═════ Supplied entries ═════

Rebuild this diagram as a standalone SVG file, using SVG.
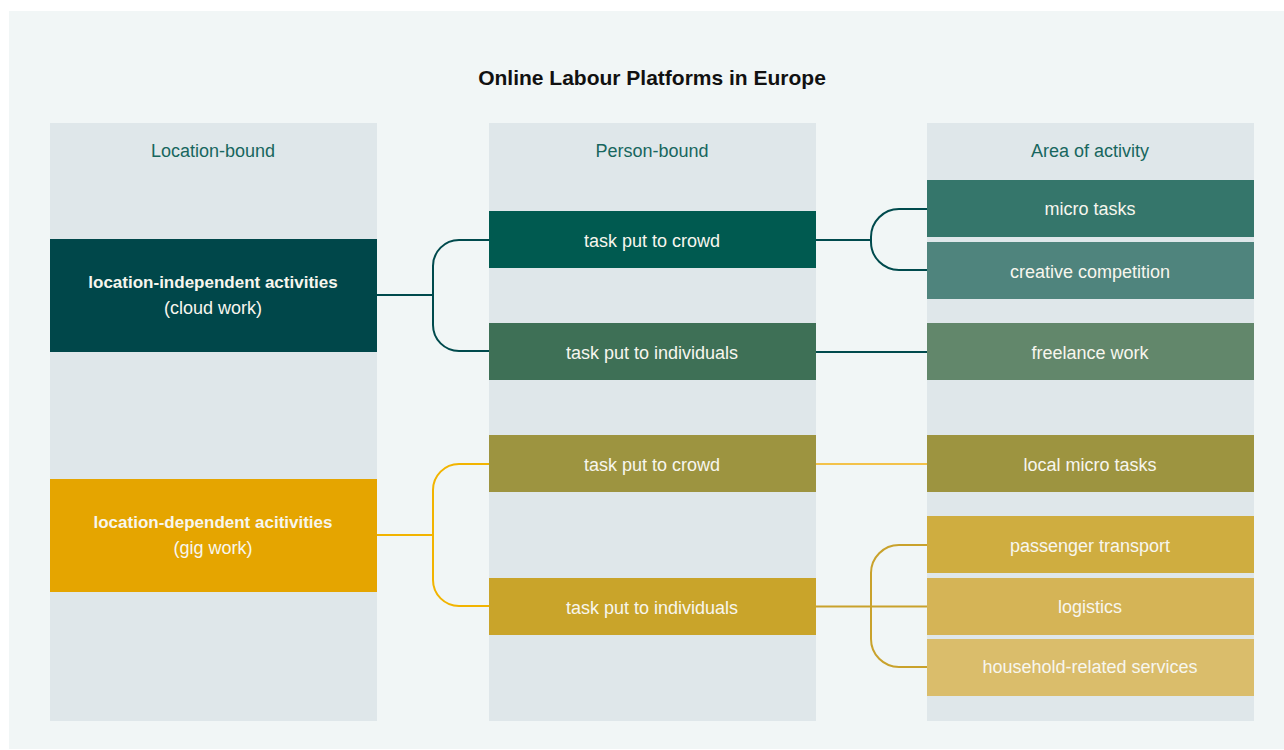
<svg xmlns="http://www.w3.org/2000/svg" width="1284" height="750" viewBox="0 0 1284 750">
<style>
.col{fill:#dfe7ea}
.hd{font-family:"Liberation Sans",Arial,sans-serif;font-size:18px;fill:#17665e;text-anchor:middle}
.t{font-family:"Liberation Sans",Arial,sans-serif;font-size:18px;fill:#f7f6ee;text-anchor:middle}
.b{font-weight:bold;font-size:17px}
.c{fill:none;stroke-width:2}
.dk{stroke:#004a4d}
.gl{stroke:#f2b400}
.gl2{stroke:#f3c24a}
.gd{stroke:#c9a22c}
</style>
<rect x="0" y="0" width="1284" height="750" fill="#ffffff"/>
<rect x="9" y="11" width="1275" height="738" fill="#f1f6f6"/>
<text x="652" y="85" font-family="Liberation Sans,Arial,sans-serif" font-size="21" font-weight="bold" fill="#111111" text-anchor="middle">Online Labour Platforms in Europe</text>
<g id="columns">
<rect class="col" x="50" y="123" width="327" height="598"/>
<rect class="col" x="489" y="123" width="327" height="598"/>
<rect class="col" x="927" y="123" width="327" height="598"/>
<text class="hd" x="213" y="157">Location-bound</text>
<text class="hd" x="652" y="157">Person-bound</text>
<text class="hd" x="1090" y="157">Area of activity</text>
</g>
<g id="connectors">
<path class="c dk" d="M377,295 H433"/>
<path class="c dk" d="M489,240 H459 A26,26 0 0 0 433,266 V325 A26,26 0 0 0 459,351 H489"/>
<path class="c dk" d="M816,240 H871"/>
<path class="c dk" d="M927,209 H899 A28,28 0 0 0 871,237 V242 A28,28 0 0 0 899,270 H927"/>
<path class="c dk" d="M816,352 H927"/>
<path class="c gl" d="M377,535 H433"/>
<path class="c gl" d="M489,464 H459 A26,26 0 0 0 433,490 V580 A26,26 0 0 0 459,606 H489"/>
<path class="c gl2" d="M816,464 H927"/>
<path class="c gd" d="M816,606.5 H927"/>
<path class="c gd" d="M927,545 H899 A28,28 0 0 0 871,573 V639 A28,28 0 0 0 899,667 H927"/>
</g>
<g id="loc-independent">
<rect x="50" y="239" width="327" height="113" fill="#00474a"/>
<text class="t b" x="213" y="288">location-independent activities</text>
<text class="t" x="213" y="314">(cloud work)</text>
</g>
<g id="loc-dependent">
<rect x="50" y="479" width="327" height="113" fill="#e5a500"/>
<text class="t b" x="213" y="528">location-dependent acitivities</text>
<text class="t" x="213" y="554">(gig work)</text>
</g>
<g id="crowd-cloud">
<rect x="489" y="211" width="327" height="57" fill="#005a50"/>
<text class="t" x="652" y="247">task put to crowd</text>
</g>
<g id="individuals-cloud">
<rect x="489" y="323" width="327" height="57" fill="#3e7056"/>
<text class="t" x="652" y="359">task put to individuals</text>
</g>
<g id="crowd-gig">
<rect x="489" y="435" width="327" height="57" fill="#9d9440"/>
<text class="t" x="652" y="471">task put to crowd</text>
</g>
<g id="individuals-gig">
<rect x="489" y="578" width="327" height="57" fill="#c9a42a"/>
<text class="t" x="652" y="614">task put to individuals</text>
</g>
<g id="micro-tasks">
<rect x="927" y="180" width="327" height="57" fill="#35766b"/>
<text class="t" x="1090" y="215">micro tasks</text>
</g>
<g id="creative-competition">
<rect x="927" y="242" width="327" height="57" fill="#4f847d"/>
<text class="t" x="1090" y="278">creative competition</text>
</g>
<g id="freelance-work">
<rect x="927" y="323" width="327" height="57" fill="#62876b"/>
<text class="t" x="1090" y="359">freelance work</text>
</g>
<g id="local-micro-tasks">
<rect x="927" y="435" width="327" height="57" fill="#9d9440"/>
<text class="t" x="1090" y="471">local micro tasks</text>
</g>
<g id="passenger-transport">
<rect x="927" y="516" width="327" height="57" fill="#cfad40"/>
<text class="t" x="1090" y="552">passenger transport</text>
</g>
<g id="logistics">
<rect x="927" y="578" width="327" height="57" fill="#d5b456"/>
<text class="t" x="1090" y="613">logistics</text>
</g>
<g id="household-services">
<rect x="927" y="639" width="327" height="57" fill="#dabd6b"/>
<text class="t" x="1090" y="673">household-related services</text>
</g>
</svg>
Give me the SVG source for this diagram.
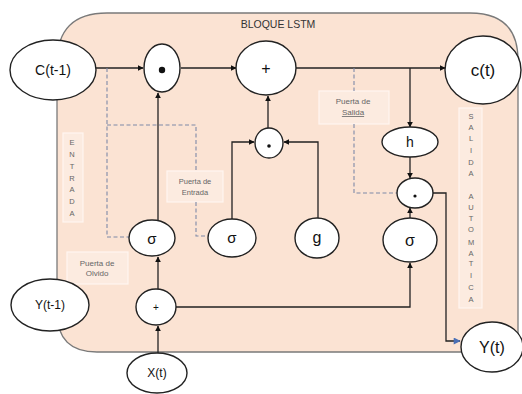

═════

## What to do
Copy out every line of the material above exactly, skipping the pictures.

## Output
Rebuild this diagram as a standalone SVG file, using SVG.
<svg xmlns="http://www.w3.org/2000/svg" width="1284" height="750" viewBox="0 0 1284 750">
<style>
.col{fill:#dfe7ea}
.hd{font-family:"Liberation Sans",Arial,sans-serif;font-size:18px;fill:#17665e;text-anchor:middle}
.t{font-family:"Liberation Sans",Arial,sans-serif;font-size:18px;fill:#f7f6ee;text-anchor:middle}
.b{font-weight:bold;font-size:17px}
.c{fill:none;stroke-width:2}
.dk{stroke:#004a4d}
.gl{stroke:#f2b400}
.gl2{stroke:#f3c24a}
.gd{stroke:#c9a22c}
</style>
<rect x="0" y="0" width="1284" height="750" fill="#ffffff"/>
<rect x="9" y="11" width="1275" height="738" fill="#f1f6f6"/>
<text x="652" y="85" font-family="Liberation Sans,Arial,sans-serif" font-size="21" font-weight="bold" fill="#111111" text-anchor="middle">Online Labour Platforms in Europe</text>
<g id="columns">
<rect class="col" x="50" y="123" width="327" height="598"/>
<rect class="col" x="489" y="123" width="327" height="598"/>
<rect class="col" x="927" y="123" width="327" height="598"/>
<text class="hd" x="213" y="157">Location-bound</text>
<text class="hd" x="652" y="157">Person-bound</text>
<text class="hd" x="1090" y="157">Area of activity</text>
</g>
<g id="connectors">
<path class="c dk" d="M377,295 H433"/>
<path class="c dk" d="M489,240 H459 A26,26 0 0 0 433,266 V325 A26,26 0 0 0 459,351 H489"/>
<path class="c dk" d="M816,240 H871"/>
<path class="c dk" d="M927,209 H899 A28,28 0 0 0 871,237 V242 A28,28 0 0 0 899,270 H927"/>
<path class="c dk" d="M816,352 H927"/>
<path class="c gl" d="M377,535 H433"/>
<path class="c gl" d="M489,464 H459 A26,26 0 0 0 433,490 V580 A26,26 0 0 0 459,606 H489"/>
<path class="c gl2" d="M816,464 H927"/>
<path class="c gd" d="M816,606.5 H927"/>
<path class="c gd" d="M927,545 H899 A28,28 0 0 0 871,573 V639 A28,28 0 0 0 899,667 H927"/>
</g>
<g id="loc-independent">
<rect x="50" y="239" width="327" height="113" fill="#00474a"/>
<text class="t b" x="213" y="288">location-independent activities</text>
<text class="t" x="213" y="314">(cloud work)</text>
</g>
<g id="loc-dependent">
<rect x="50" y="479" width="327" height="113" fill="#e5a500"/>
<text class="t b" x="213" y="528">location-dependent acitivities</text>
<text class="t" x="213" y="554">(gig work)</text>
</g>
<g id="crowd-cloud">
<rect x="489" y="211" width="327" height="57" fill="#005a50"/>
<text class="t" x="652" y="247">task put to crowd</text>
</g>
<g id="individuals-cloud">
<rect x="489" y="323" width="327" height="57" fill="#3e7056"/>
<text class="t" x="652" y="359">task put to individuals</text>
</g>
<g id="crowd-gig">
<rect x="489" y="435" width="327" height="57" fill="#9d9440"/>
<text class="t" x="652" y="471">task put to crowd</text>
</g>
<g id="individuals-gig">
<rect x="489" y="578" width="327" height="57" fill="#c9a42a"/>
<text class="t" x="652" y="614">task put to individuals</text>
</g>
<g id="micro-tasks">
<rect x="927" y="180" width="327" height="57" fill="#35766b"/>
<text class="t" x="1090" y="215">micro tasks</text>
</g>
<g id="creative-competition">
<rect x="927" y="242" width="327" height="57" fill="#4f847d"/>
<text class="t" x="1090" y="278">creative competition</text>
</g>
<g id="freelance-work">
<rect x="927" y="323" width="327" height="57" fill="#62876b"/>
<text class="t" x="1090" y="359">freelance work</text>
</g>
<g id="local-micro-tasks">
<rect x="927" y="435" width="327" height="57" fill="#9d9440"/>
<text class="t" x="1090" y="471">local micro tasks</text>
</g>
<g id="passenger-transport">
<rect x="927" y="516" width="327" height="57" fill="#cfad40"/>
<text class="t" x="1090" y="552">passenger transport</text>
</g>
<g id="logistics">
<rect x="927" y="578" width="327" height="57" fill="#d5b456"/>
<text class="t" x="1090" y="613">logistics</text>
</g>
<g id="household-services">
<rect x="927" y="639" width="327" height="57" fill="#dabd6b"/>
<text class="t" x="1090" y="673">household-related services</text>
</g>
</svg>
Give me the SVG source for this diagram.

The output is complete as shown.